Course on Treebank Annotation

December 13-16, 2010, Prague, Czech Republic

Invited Speakers

Erhard Hinrichs and Kathrin Beck: Tübingen Treebank Resources
The Tübingen suite of treebanks includes semi-automatically and fully automatically annotated corpora for spoken and written language. TüBa-D/S, TüBa-E/S and TüBa-J/S are treebanks of spoken German, English, and Japanese, which were annotated semi-automatically at the level of POS-tagging, syntax, and grammatical functions.
The most elaborated Tübingen treebank is the TüBa-D/Z based on newspaper articles of the German newspaper taz. With a size of 55 000 sentences (in release 6, released end of 2010), TüBa-D/Z is one of the biggest and richest semi-automatically treebanks created for German. It has been continuously extended, corrected and enriched by additional annotation layers since 2001.
Annotation includes morphology, POS tags and syntax (inculding grammatical functions), named entities, and coreference. Further annotation layers of discourse connectors and classification of named entities are currently in process.
The course will provide an overview of all treebanks mentioned above, focussing on the annotation principles, the annotation process, and the information contained in each annotation layer.
Aravind Joshi: Discourse Relations: Going Beyond the Domain of Sentences
How does one go beyond the domain of sentences? A principled way is via the so-called Discourse Relations (DR), which are signaled by the Discourse Connectives (DC), which can be thought of as higher level predicates taking abstract objects (such as events, situations, propositions) as their arguments.
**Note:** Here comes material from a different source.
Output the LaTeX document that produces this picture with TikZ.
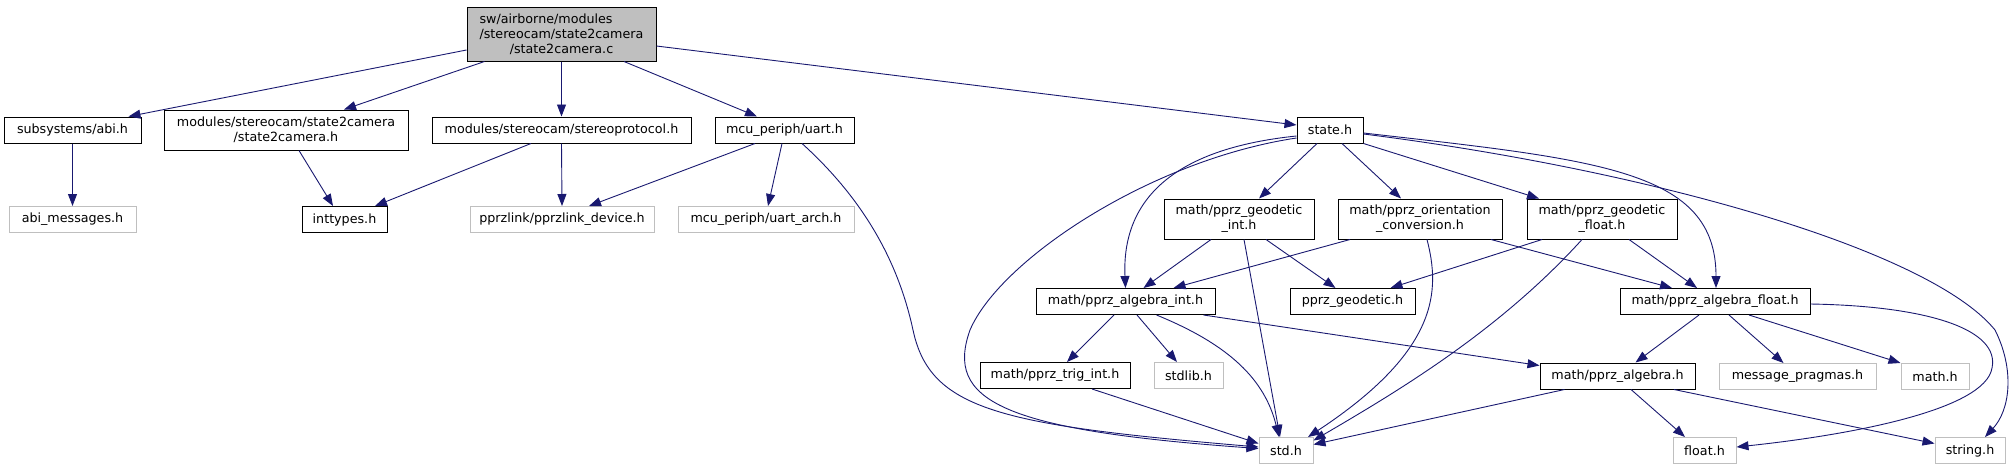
\documentclass[tikz,border=0pt]{standalone}
\usepackage{fontspec}
\newfontfamily\dvsans{DejaVu Sans}
\usetikzlibrary{arrows.meta}
\definecolor{edgeblue}{HTML}{191970}
\definecolor{grayline}{HTML}{BFBFBF}
\begin{document}
\begin{tikzpicture}[x=1pt,y=-1pt,
  box/.style={draw=black, line width=1pt, minimum height=26pt, inner sep=0pt,
    font=\dvsans\fontsize{12.7}{15}\selectfont, align=center, text=black},
  extbox/.style={box, draw=grayline},
  rootbox/.style={box, fill=grayline},
  dep/.style={draw=edgeblue, line width=0.9pt, -{Triangle[length=12pt,width=9pt]}},
]
\useasboundingbox (0,0) rectangle (2015,469);
% nodes
\node[rootbox, minimum width=189pt, minimum height=54pt] (root) at (561.5,34) {\rlap{sw/airborne/modules}\phantom{/stereocam/state2camera}\\/stereocam/state2camera\\/state2camera.c};
\node[box, minimum width=137pt] (abi) at (72.5,130) {subsystems/abi.h};
\node[box, minimum width=244pt, minimum height=40pt] (s2ch) at (286,130) {modules/stereocam/state2camera\\/state2camera.h};
\node[box, minimum width=259pt] (stereo) at (561.5,130) {modules/stereocam/stereoprotocol.h};
\node[box, minimum width=139pt] (uart) at (784.5,130) {mcu\_periph/uart.h};
\node[box, minimum width=66pt] (state) at (1330,130) {state.h};
\node[extbox, minimum width=127pt] (abimsg) at (72.5,219.5) {abi\_messages.h};
\node[box, minimum width=85pt] (inttypes) at (344.5,219.5) {inttypes.h};
\node[extbox, minimum width=184pt] (pprzlink) at (562,219.5) {pprzlink/pprzlink\_device.h};
\node[extbox, minimum width=176pt] (uartarch) at (766,219.5) {mcu\_periph/uart\_arch.h};
\node[box, minimum width=150pt, minimum height=40pt] (geoint) at (1239,219) {math/pprz\_geodetic\\\_int.h};
\node[box, minimum width=164pt, minimum height=40pt] (orient) at (1420,219) {math/pprz\_orientation\\\_conversion.h};
\node[box, minimum width=150pt, minimum height=40pt] (geofloat) at (1602,219) {math/pprz\_geodetic\\\_float.h};
\node[box, minimum width=179pt] (algint) at (1125.5,301.5) {math/pprz\_algebra\_int.h};
\node[box, minimum width=125pt] (geodetic) at (1352.5,301.5) {pprz\_geodetic.h};
\node[box, minimum width=190pt] (algfloat) at (1715,301.5) {math/pprz\_algebra\_float.h};
\node[box, minimum width=150pt] (trig) at (1055,375.5) {math/pprz\_trig\_int.h};
\node[extbox, minimum width=69pt] (stdlib) at (1188.5,375.5) {stdlib.h};
\node[box, minimum width=155pt] (algebra) at (1617.5,376) {math/pprz\_algebra.h};
\node[extbox, minimum width=157pt] (msgprag) at (1797.5,376.5) {message\_pragmas.h};
\node[extbox, minimum width=68pt] (mathh) at (1935,376.5) {math.h};
\node[extbox, minimum width=54pt] (std) at (1286,450.5) {std.h};
\node[extbox, minimum width=63pt] (floath) at (1704.5,450.5) {float.h};
\node[extbox, minimum width=70pt] (stringh) at (1970,450.5) {string.h};
% edges
\draw[dep] ([yshift=-16pt]root.west) -- ([xshift=56pt]abi.north);
\draw[dep] ([xshift=-77pt]root.south) -- ([xshift=58pt]s2ch.north);
\draw[dep] (root.south) -- (stereo.north);
\draw[dep] ([xshift=62.5pt]root.south) -- ([xshift=-27.5pt]uart.north);
\draw[dep] ([yshift=-12pt]root.east) -- ([yshift=5pt]state.west);
\draw[dep] (abi.south) -- (abimsg.north);
\draw[dep] ([xshift=13pt]s2ch.south) -- ([xshift=-11.5pt]inttypes.north);
\draw[dep] ([xshift=-30.5pt]stereo.south) -- ([xshift=30.5pt]inttypes.north);
\draw[dep] (stereo.south) -- (pprzlink.north);
\draw[dep] ([xshift=-29.5pt]uart.south) -- ([xshift=27pt]pprzlink.north);
\draw[dep] ([xshift=-2.5pt]uart.south) -- ([xshift=2pt]uartarch.north);
\draw[dep] ([xshift=17.5pt]uart.south) .. controls (870,205) and (900,270) .. (913,330) .. controls (930,410) and (1000,425) .. ([yshift=3.5pt]std.west);
\draw[dep] ([yshift=-8pt]state.west) .. controls (1150,160) and (1000,260) .. (970,330) .. controls (945,400) and (1000,430) .. ([yshift=2pt]std.west);
\draw[dep] ([yshift=-6pt]state.west) .. controls (1160,150) and (1122,210) .. (algint.north);
\draw[dep] ([xshift=-13pt]state.south) -- ([xshift=20pt]geoint.north);
\draw[dep] ([xshift=12pt]state.south) -- ([xshift=-19pt]orient.north);
\draw[dep] (state.south east) -- ([xshift=-63pt]geofloat.north);
\draw[dep] ([yshift=-3pt]state.east) .. controls (1600,160) and (1716,170) .. ([xshift=1pt]algfloat.north);
\draw[dep] ([yshift=-4pt]state.east) .. controls (1650,170) and (1930,250) .. (1995,330) .. controls (2015,370) and (2010,410) .. ([xshift=15pt]stringh.north);
\draw[dep] ([xshift=-28pt]geoint.south) -- ([xshift=18pt]algint.north);
\draw[dep] ([xshift=5pt]geoint.south) -- ([xshift=-6pt]std.north);
\draw[dep] ([xshift=27pt]geoint.south) -- ([xshift=-17pt]geodetic.north);
\draw[dep] ([xshift=-70pt]orient.south) -- ([xshift=48pt]algint.north);
\draw[dep] ([xshift=7pt]orient.south) .. controls (1440,290) and (1440,350) .. ([xshift=22pt]std.north);
\draw[dep] ([xshift=71pt]orient.south) -- ([xshift=-43pt]algfloat.north);
\draw[dep] ([xshift=-60pt]geofloat.south) -- ([xshift=38pt]geodetic.north);
\draw[dep] ([xshift=-20pt]geofloat.south) .. controls (1500,330) and (1400,390) .. ([yshift=10pt]std.east);
\draw[dep] ([xshift=27pt]geofloat.south) -- ([xshift=-18pt]algfloat.north);
\draw[dep] ([xshift=-11.5pt]algint.south) -- ([xshift=12pt]trig.north);
\draw[dep] ([xshift=11.5pt]algint.south) -- ([xshift=-11.5pt]stdlib.north);
\draw[dep] ([xshift=31pt]algint.south) .. controls (1230,345) and (1265,380) .. ([xshift=-7pt]std.north);
\draw[dep] ([xshift=78pt]algint.south) -- ([yshift=-3pt]algebra.north west);
\draw[dep] ([xshift=37pt]trig.south) -- ([yshift=7pt]std.west);
\draw[dep] ([xshift=-16pt]algfloat.south) -- ([xshift=18pt]algebra.north);
\draw[dep] ([xshift=14pt]algfloat.south) -- ([xshift=-14pt]msgprag.north);
\draw[dep] ([xshift=34pt]algfloat.south) -- (mathh.north west);
\draw[dep] ([yshift=-2.5pt]algfloat.east) .. controls (1930,306) and (2000,330) .. (1992,368) .. controls (1985,410) and (1850,435) .. ([yshift=3.5pt]floath.east);
\draw[dep] ([xshift=-53pt]algebra.south) -- ([yshift=6pt]std.east);
\draw[dep] ([xshift=13.5pt]algebra.south) -- ([xshift=-19.5pt]floath.north);
\draw[dep] ([xshift=56.5pt]algebra.south) -- ([yshift=7pt]stringh.west);
\end{tikzpicture}
\end{document}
After discussing some general properties of DRs, I will briefly describe.the Penn Discourse Treebank (PDTB), which is a corpus of about 1 million words* annotated with DC (explicit and implicit) and their arguments, the senses of the DRs, attributions of the arguments, among some other pieces of information. I will discuss the dependency relations at the level of discourse relations and compare them to the syntactic dependencies. The set of DR's does not appear to be a closed class, yet not completely an open class either. These are expressions which behave as DC's.and can be thought of as Alternate Lexicalizations (AltLex) of discourse relations (DR). These are annotated in PDTB. We will also discuss briefly some applications of PDTB.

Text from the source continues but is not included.